Daily FTSE Technical Update |
by, James A. Hyerczyk
The FTSE 100 took a breather on Friday after reaching a new high for the year the day before at 6101.42. The inability to pierce this high and the lower close may be early indications that the selling is greater than the buying at current levels. Another sign that selling pressure may be building is the failure once again to finish above the February 8 close at 6091.33. Although this price has been exceeded a few times, sellers have come in late in the session to force a close below the highest close for the year.
Trend traders may be watching the higher-top, higher-bottom formation, but the inability to close on the high tick may be indicating that investors are not willing to buy strength despite the prolonged up move. This usually indicates a continuation of the back-and-fill trading strategy whereby investors buy value on dips rather than chase strength.

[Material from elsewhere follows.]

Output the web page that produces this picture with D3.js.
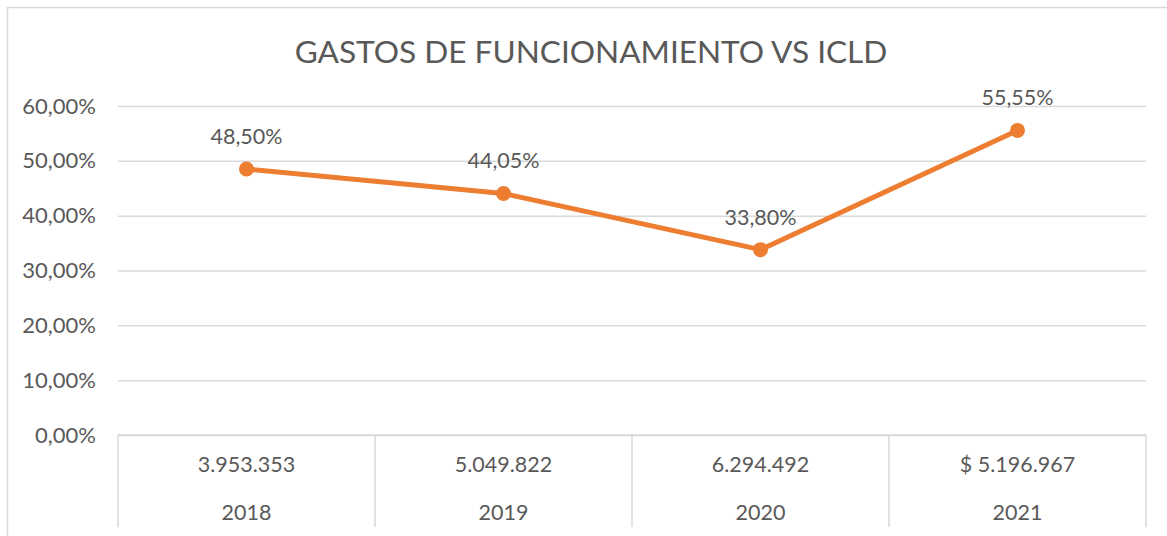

Technically the 60-minute chart indicates three developing scenarios. Short-term analysis indicates a range of 6048.83 to 6101.42. This creates retracement support at 6075.13. Intermediate analysis shows a range of 6023.77 to 6101.42 and 50% support at 6062.60. Finally, the main range is 5973.44 to 6101.42 with the major retracement zone identified as 6037.43 to 6022.33.
If investors are going to continue to buy breaks and sell rallies, then each of those retracement prices are likely to attract fresh buying. Until the pattern is broken, continue to look for the FTSE 100 to grind higher.